'I couldn't believe what I was hearing': Highlights from Day 3 of US President Trump impeachment hearings

Four witnesses testified on Tuesday at the third public impeachment hearing before the US House of Representatives Intelligence Committee.

WASHINGTON DC (REUTERS) - Army Lieutenant Colonel Alexander Vindman, the White House National Security Council’s top Ukraine expert and a decorated Iraq war veteran, told impeachment investigators that President Donald Trump’s request that Ukraine investigate a political rival was an improper demand as he fended off Republican efforts to cast doubt on his competence and loyalty to the United States.

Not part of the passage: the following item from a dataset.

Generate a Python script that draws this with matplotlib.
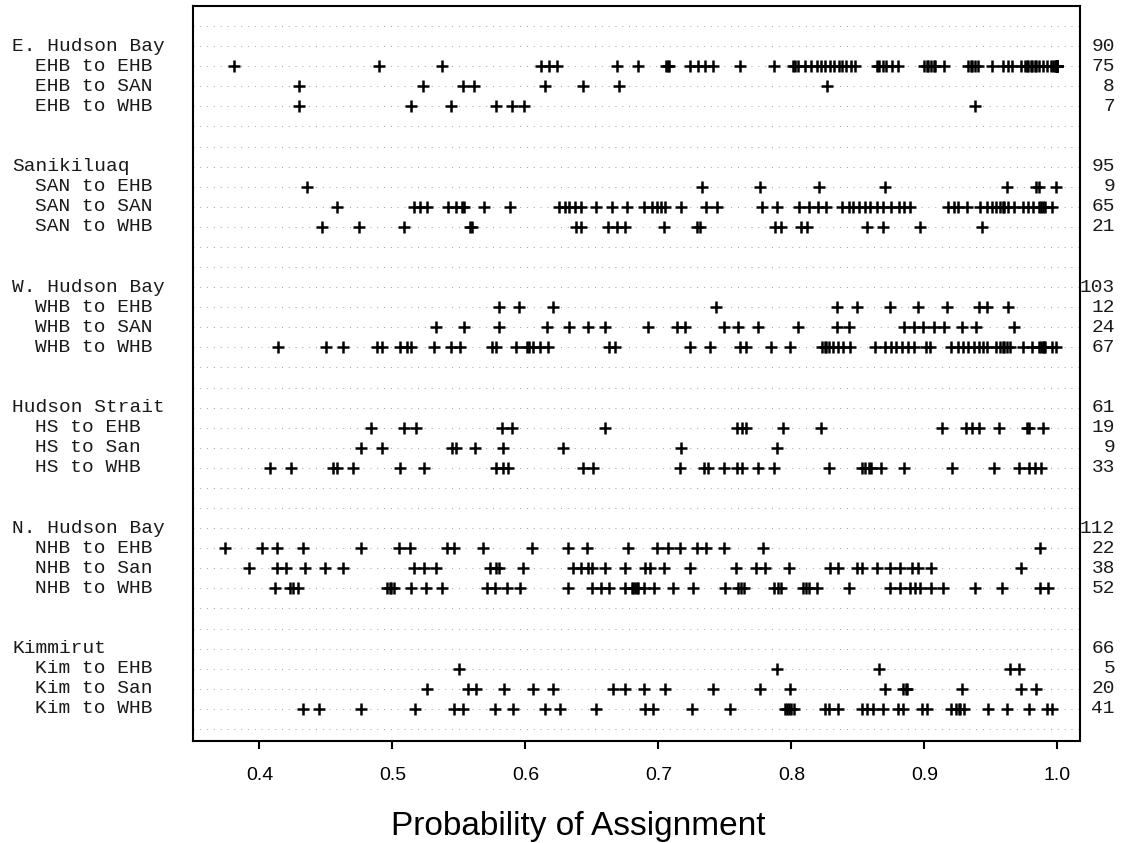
import matplotlib
matplotlib.use("Agg")
import matplotlib.pyplot as plt
import matplotlib.transforms as mtransforms

groups = ["E. Hudson Bay", "Sanikiluaq", "W. Hudson Bay",
          "Hudson Strait", "N. Hudson Bay", "Kimmirut"]
group_counts = [90, 95, 103, 61, 112, 66]

sub_labels = [
    ["EHB to EHB", "EHB to SAN", "EHB to WHB"],
    ["SAN to EHB", "SAN to SAN", "SAN to WHB"],
    ["WHB to EHB", "WHB to SAN", "WHB to WHB"],
    ["HS to EHB", "HS to San", "HS to WHB"],
    ["NHB to EHB", "NHB to San", "NHB to WHB"],
    ["Kim to EHB", "Kim to San", "Kim to WHB"],
]
sub_counts = [[75, 8, 7], [9, 65, 21], [12, 24, 67],
              [19, 9, 33], [22, 38, 52], [5, 20, 41]]

ehb_ehb = [0.381, 0.490, 0.537, 0.612, 0.618, 0.624, 0.669, 0.685, 0.706, 0.707,
           0.708, 0.724, 0.730, 0.735, 0.741, 0.761, 0.787, 0.801, 0.803, 0.805,
           0.810, 0.815, 0.819, 0.822, 0.825, 0.829, 0.832, 0.836, 0.838, 0.841,
           0.845, 0.848, 0.864, 0.866, 0.869, 0.871, 0.876, 0.880, 0.900, 0.902,
           0.903, 0.905, 0.907, 0.908, 0.915, 0.933, 0.935, 0.936, 0.938, 0.940,
           0.951, 0.959, 0.963, 0.966, 0.973, 0.976, 0.977, 0.978, 0.980, 0.981,
           0.983, 0.984, 0.986, 0.989, 0.992, 0.995, 0.997, 0.998, 0.999, 0.999,
           1.0, 1.0, 1.0, 1.0, 1.0]
ehb_san = [0.430, 0.523, 0.553, 0.561, 0.615, 0.643, 0.670, 0.827]
ehb_whb = [0.430, 0.514, 0.544, 0.578, 0.590, 0.599, 0.938]

san_ehb = [0.436, 0.733, 0.776, 0.821, 0.870, 0.962, 0.984, 0.986, 0.999]
san_san = [0.458, 0.516, 0.521, 0.526, 0.542, 0.548, 0.552, 0.554, 0.569, 0.588,
           0.625, 0.630, 0.633, 0.637, 0.642, 0.653, 0.665, 0.676, 0.689, 0.695,
           0.699, 0.702, 0.705, 0.717, 0.736, 0.744, 0.778, 0.789, 0.806, 0.813,
           0.820, 0.826, 0.838, 0.843, 0.846, 0.851, 0.855, 0.859, 0.864, 0.869,
           0.875, 0.881, 0.885, 0.889, 0.918, 0.922, 0.925, 0.932, 0.942, 0.947,
           0.951, 0.954, 0.957, 0.959, 0.960, 0.963, 0.967, 0.974, 0.978, 0.982,
           0.986, 0.988, 0.989, 0.991, 0.996]
san_whb = [0.447, 0.475, 0.509, 0.558, 0.560, 0.638, 0.642, 0.662, 0.669, 0.675,
           0.704, 0.729, 0.731, 0.788, 0.792, 0.807, 0.812, 0.857, 0.869, 0.897,
           0.943]

whb_ehb = [0.580, 0.595, 0.621, 0.743, 0.834, 0.849, 0.874, 0.895, 0.917, 0.941,
           0.947, 0.963]
whb_san = [0.533, 0.554, 0.580, 0.616, 0.633, 0.647, 0.660, 0.692, 0.714, 0.720,
           0.749, 0.760, 0.775, 0.805, 0.834, 0.843, 0.885, 0.892, 0.899, 0.907,
           0.915, 0.928, 0.939, 0.967]
whb_whb = [0.414, 0.450, 0.463, 0.488, 0.492, 0.506, 0.511, 0.514, 0.531, 0.544,
           0.551, 0.575, 0.578, 0.593, 0.601, 0.603, 0.606, 0.611, 0.617, 0.663,
           0.667, 0.724, 0.739, 0.761, 0.766, 0.785, 0.799, 0.823, 0.825, 0.826,
           0.828, 0.831, 0.835, 0.839, 0.844, 0.863, 0.870, 0.875, 0.879, 0.883,
           0.888, 0.892, 0.901, 0.904, 0.920, 0.925, 0.929, 0.933, 0.937, 0.941,
           0.944, 0.947, 0.954, 0.957, 0.959, 0.960, 0.962, 0.964, 0.974, 0.981,
           0.986, 0.988, 0.989, 0.990, 0.991, 0.996, 0.999]

hs_ehb = [0.484, 0.509, 0.518, 0.582, 0.590, 0.660, 0.759, 0.763, 0.766, 0.794,
          0.822, 0.913, 0.931, 0.936, 0.941, 0.956, 0.977, 0.979, 0.989]
hs_san = [0.476, 0.492, 0.545, 0.548, 0.562, 0.583, 0.628, 0.717, 0.789]
hs_whb = [0.408, 0.424, 0.455, 0.458, 0.470, 0.506, 0.524, 0.578, 0.583, 0.587,
          0.643, 0.651, 0.716, 0.734, 0.737, 0.749, 0.759, 0.763, 0.775, 0.787,
          0.828, 0.853, 0.855, 0.858, 0.860, 0.867, 0.885, 0.921, 0.952, 0.971,
          0.979, 0.983, 0.988]

nhb_ehb = [0.374, 0.402, 0.413, 0.433, 0.476, 0.505, 0.513, 0.541, 0.546, 0.568,
           0.605, 0.632, 0.646, 0.677, 0.699, 0.707, 0.716, 0.729, 0.736, 0.749,
           0.779, 0.987]
nhb_san = [0.392, 0.413, 0.420, 0.434, 0.449, 0.463, 0.516, 0.524, 0.533, 0.573,
           0.578, 0.580, 0.598, 0.636, 0.642, 0.647, 0.650, 0.660, 0.675, 0.690,
           0.694, 0.704, 0.724, 0.758, 0.773, 0.780, 0.798, 0.829, 0.835, 0.849,
           0.853, 0.864, 0.874, 0.882, 0.891, 0.895, 0.905, 0.973]
nhb_whb = [0.412, 0.423, 0.425, 0.429, 0.496, 0.498, 0.499, 0.501, 0.514, 0.525,
           0.537, 0.571, 0.577, 0.586, 0.596, 0.632, 0.650, 0.657, 0.663, 0.675,
           0.680, 0.681, 0.682, 0.684, 0.685, 0.689, 0.697, 0.711, 0.726, 0.750,
           0.760, 0.762, 0.764, 0.787, 0.790, 0.792, 0.809, 0.811, 0.813, 0.819,
           0.843, 0.874, 0.882, 0.889, 0.893, 0.897, 0.905, 0.914, 0.938, 0.958,
           0.987, 0.993]

kim_ehb = [0.550, 0.789, 0.866, 0.964, 0.971]
kim_san = [0.526, 0.557, 0.563, 0.584, 0.606, 0.621, 0.666, 0.675, 0.689, 0.705,
           0.741, 0.776, 0.799, 0.870, 0.884, 0.886, 0.887, 0.928, 0.973, 0.984]
kim_whb = [0.433, 0.445, 0.476, 0.517, 0.546, 0.553, 0.577, 0.591, 0.615, 0.626,
           0.653, 0.690, 0.696, 0.725, 0.754, 0.795, 0.797, 0.798, 0.800, 0.802,
           0.825, 0.828, 0.835, 0.853, 0.857, 0.861, 0.869, 0.880, 0.884, 0.898,
           0.902, 0.920, 0.924, 0.926, 0.927, 0.930, 0.948, 0.962, 0.979, 0.992,
           0.996]

sub_values = [[ehb_ehb, ehb_san, ehb_whb],
              [san_ehb, san_san, san_whb],
              [whb_ehb, whb_san, whb_whb],
              [hs_ehb, hs_san, hs_whb],
              [nhb_ehb, nhb_san, nhb_whb],
              [kim_ehb, kim_san, kim_whb]]

xticks = [0.4, 0.5, 0.6, 0.7, 0.8, 0.9, 1.0]

W, H = 1122, 843
fig = plt.figure(figsize=(W / 100, H / 100), dpi=100)
ax = fig.add_axes([193 / W, 1 - 741 / H, (1080 - 193) / W, (741 - 6) / H])

mono = "Liberation Mono"
sans = "Liberation Sans"
txt_col = "#1a1a1a"
fs = 14
n_rows = 6 * len(groups)
ax.set_ylim(n_rows - 1 + 0.6, -1)
ax.set_xlim(0.35, 1.017)

# dotted guide line for every row, blank ones included
for r in range(n_rows):
    ax.axhline(r, color="#a0a0a0", lw=0.7, ls=(0, (1, 6)), zorder=1)

lab = mtransforms.blended_transform_factory(fig.transFigure, ax.transData)
for g, name in enumerate(groups):
    top = 1 + 6 * g
    ax.text(12 / W, top, name, transform=lab, family=mono, fontsize=fs,
            va="center", ha="left", color=txt_col)
    ax.text(1115 / W, top, str(group_counts[g]), transform=lab, family=mono,
            fontsize=fs, va="center", ha="right", color=txt_col)
    for k in range(3):
        r = top + 1 + k
        vals = sub_values[g][k]
        ax.plot(vals, [r] * len(vals), ls="none", marker="+", ms=9, mew=1.8,
                color="black", zorder=3)
        ax.text(35 / W, r, sub_labels[g][k], transform=lab, family=mono,
                fontsize=fs, va="center", ha="left", color=txt_col)
        ax.text(1115 / W, r, str(sub_counts[g][k]), transform=lab, family=mono,
                fontsize=fs, va="center", ha="right", color=txt_col)

ax.set_yticks([])
ax.set_xticks(xticks)
ax.set_xticklabels([f"{t:.1f}" for t in xticks], family=sans, fontsize=14)
ax.tick_params(axis="x", length=6, width=1.5, pad=13)
for s in ax.spines.values():
    s.set_linewidth(1.5)

fig.text(578 / W, 1 - 826 / H, "Probability of Assignment", family=sans,
         fontsize=24, ha="center", va="center")

fig.savefig("out.png", dpi=100)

“It is improper for the president of the United States to demand a foreign government investigate a US citizen and political opponent,” Lt Col Vindman said.

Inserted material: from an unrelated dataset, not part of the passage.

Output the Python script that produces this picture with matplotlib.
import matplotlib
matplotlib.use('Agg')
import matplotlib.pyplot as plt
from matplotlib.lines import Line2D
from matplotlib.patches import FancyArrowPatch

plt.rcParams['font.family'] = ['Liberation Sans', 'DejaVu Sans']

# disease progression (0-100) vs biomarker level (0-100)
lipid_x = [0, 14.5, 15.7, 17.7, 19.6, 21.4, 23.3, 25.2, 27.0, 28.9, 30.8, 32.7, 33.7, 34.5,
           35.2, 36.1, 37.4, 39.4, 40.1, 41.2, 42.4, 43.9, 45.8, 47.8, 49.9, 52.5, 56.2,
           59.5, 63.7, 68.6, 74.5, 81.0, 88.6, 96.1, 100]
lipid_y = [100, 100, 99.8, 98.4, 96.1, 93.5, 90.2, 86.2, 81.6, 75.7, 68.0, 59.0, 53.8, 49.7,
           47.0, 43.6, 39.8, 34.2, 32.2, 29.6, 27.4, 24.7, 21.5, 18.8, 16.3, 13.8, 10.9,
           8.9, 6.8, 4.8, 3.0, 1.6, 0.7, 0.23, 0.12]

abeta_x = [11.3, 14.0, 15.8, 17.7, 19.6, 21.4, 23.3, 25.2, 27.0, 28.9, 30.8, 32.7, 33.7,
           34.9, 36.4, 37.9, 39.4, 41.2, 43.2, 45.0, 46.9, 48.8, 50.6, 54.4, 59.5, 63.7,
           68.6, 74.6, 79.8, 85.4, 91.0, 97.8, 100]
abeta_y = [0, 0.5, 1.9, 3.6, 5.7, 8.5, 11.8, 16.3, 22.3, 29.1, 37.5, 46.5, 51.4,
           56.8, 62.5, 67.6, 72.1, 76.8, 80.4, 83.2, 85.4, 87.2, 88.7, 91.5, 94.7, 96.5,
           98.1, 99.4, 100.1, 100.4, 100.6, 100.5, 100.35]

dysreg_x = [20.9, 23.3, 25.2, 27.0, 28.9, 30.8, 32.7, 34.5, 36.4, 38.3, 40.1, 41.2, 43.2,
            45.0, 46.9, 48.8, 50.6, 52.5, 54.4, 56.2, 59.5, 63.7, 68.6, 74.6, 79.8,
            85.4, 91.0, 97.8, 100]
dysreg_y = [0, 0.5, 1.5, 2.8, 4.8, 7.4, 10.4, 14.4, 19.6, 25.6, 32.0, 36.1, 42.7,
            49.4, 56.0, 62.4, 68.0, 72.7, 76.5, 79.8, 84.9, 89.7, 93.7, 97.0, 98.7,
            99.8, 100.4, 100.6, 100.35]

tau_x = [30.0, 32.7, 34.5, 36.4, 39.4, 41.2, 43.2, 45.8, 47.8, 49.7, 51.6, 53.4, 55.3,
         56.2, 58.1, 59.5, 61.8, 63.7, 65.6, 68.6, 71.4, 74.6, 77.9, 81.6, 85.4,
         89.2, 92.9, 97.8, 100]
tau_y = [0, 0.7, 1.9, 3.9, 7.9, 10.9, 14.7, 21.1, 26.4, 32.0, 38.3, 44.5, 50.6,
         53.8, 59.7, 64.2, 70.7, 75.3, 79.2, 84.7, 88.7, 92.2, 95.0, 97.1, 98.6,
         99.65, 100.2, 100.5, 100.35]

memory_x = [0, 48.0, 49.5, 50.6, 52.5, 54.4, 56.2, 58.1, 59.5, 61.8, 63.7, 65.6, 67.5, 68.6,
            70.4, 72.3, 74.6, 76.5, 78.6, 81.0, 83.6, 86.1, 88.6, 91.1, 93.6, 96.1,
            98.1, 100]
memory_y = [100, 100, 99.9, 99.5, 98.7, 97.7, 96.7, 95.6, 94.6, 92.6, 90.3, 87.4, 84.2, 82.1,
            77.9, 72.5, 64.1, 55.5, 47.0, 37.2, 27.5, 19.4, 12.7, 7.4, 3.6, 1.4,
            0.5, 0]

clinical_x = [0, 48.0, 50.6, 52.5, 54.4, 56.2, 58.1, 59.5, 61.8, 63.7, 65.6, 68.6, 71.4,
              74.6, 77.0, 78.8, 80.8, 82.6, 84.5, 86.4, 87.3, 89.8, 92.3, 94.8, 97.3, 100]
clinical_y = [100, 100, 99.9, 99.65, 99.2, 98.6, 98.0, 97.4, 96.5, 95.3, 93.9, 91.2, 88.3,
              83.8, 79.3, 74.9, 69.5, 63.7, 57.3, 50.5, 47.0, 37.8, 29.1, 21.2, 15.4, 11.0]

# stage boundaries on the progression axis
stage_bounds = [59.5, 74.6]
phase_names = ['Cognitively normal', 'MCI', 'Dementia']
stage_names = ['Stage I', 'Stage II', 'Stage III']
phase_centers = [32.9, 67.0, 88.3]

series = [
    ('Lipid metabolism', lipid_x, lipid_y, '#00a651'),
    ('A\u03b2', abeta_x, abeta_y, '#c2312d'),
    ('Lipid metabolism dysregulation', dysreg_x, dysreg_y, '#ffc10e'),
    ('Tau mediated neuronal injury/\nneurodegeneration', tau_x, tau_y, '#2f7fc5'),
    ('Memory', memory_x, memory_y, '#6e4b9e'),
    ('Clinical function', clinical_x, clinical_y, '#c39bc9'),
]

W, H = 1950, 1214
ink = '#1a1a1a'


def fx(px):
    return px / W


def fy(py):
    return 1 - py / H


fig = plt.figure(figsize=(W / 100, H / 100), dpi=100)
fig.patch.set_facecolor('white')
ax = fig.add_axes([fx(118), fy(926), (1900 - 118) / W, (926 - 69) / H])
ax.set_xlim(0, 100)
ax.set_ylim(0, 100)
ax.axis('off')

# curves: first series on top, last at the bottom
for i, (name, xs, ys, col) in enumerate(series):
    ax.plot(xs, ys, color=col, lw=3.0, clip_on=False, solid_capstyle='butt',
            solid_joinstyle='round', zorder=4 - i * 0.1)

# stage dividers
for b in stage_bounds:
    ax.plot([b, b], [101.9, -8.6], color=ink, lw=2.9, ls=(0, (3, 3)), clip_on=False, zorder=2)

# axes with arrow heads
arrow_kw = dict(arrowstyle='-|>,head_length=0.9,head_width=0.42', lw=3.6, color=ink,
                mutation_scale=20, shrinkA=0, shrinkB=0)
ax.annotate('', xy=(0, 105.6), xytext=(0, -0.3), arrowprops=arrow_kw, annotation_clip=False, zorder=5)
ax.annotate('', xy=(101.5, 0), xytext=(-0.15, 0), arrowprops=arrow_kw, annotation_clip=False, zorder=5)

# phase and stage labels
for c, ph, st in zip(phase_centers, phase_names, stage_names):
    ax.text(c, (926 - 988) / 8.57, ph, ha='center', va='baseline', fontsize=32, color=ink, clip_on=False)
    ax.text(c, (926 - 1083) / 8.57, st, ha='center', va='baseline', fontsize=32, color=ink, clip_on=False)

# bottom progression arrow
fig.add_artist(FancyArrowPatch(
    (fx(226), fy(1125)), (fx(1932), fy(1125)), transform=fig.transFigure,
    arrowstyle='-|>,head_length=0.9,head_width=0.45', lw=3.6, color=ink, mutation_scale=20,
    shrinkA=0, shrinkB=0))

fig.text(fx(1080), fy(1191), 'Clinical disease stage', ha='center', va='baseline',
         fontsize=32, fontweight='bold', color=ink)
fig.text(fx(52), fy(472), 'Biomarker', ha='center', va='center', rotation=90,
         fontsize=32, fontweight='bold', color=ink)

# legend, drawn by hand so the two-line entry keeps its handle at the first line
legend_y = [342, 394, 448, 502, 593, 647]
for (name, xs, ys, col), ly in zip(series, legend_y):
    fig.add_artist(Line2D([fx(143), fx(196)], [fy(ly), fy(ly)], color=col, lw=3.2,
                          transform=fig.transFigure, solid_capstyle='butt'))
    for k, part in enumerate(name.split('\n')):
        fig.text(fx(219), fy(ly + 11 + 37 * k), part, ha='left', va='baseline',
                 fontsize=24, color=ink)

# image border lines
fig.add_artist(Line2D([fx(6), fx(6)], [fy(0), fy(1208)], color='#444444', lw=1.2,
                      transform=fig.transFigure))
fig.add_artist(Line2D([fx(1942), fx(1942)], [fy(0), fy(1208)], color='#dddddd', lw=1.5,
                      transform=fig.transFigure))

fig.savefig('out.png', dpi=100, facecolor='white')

Both Lt Col Vindman and a second witness, Ms Jennifer Williams, an aide to US Vice-President Mike Pence, said they were struck by the political nature of the requests made by Mr Trump in a July 25 telephone call with Ukrainian President Volodymyr Zelensky that is at the heart of the impeachment investigation threatening Mr Trump’s presidency.

Lt Col Vindman and Ms Williams were among the US officials who listened in during the call.

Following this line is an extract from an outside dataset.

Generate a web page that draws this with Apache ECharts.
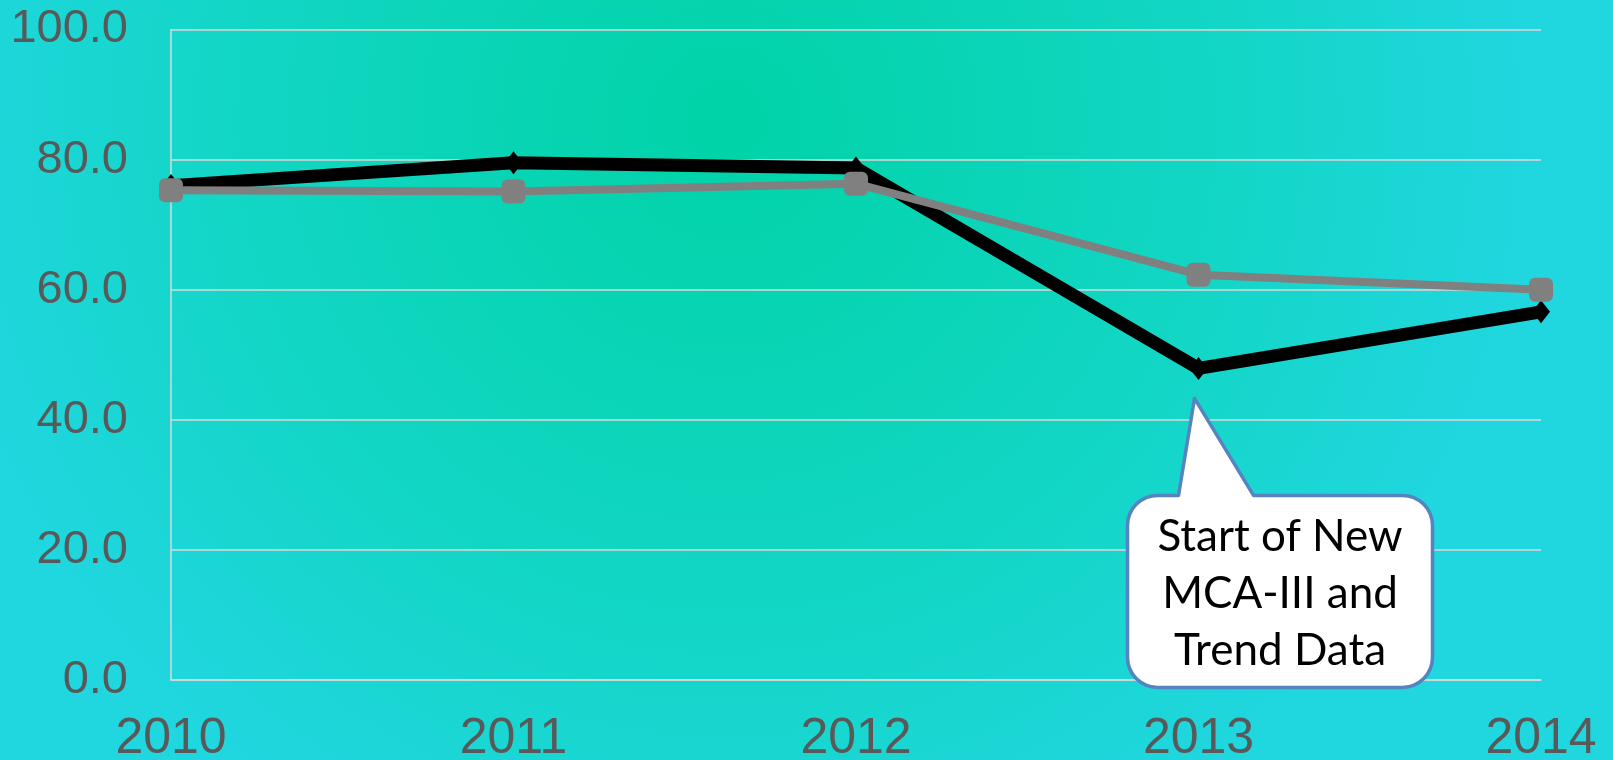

"Frankly, I couldn't believe what I was hearing," Lt Col Vindman said.

Ms Williams told the committee that Mr Trump's call with Mr Zelensky was unusual and inappropriate because "it involved discussion of what appeared to be a domestic political matter".

Ahead of the July call, Mr Trump had frozen US$391 million (S$532 million) in US security aid approved by Congress to help Ukraine combat Russia-backed separatists in the eastern part of the country. He was seeking a Ukrainian investigation of former vice-president Joe Biden and his son Hunter, who had served on the board of a Ukrainian energy firm called Burisma.

Later on Tuesday (Nov 19), former National Security Council Russia expert Tim Morrison and former diplomat Kurt Volker also testified.

Mr Volker, who was involved in efforts to get Mr Zelensky's government to commit to corruption investigations, said the US should not have pursued allegations into the Bidens, and said the former vice-president "is an honorable man".

Mr Volker said he did not know that a request to investigate Burisma was effectively a request to investigate Mr Biden.


"In retrospect, I should have seen that connection different, and had I done so, I would have raised my own objections," he said in prepared testimony.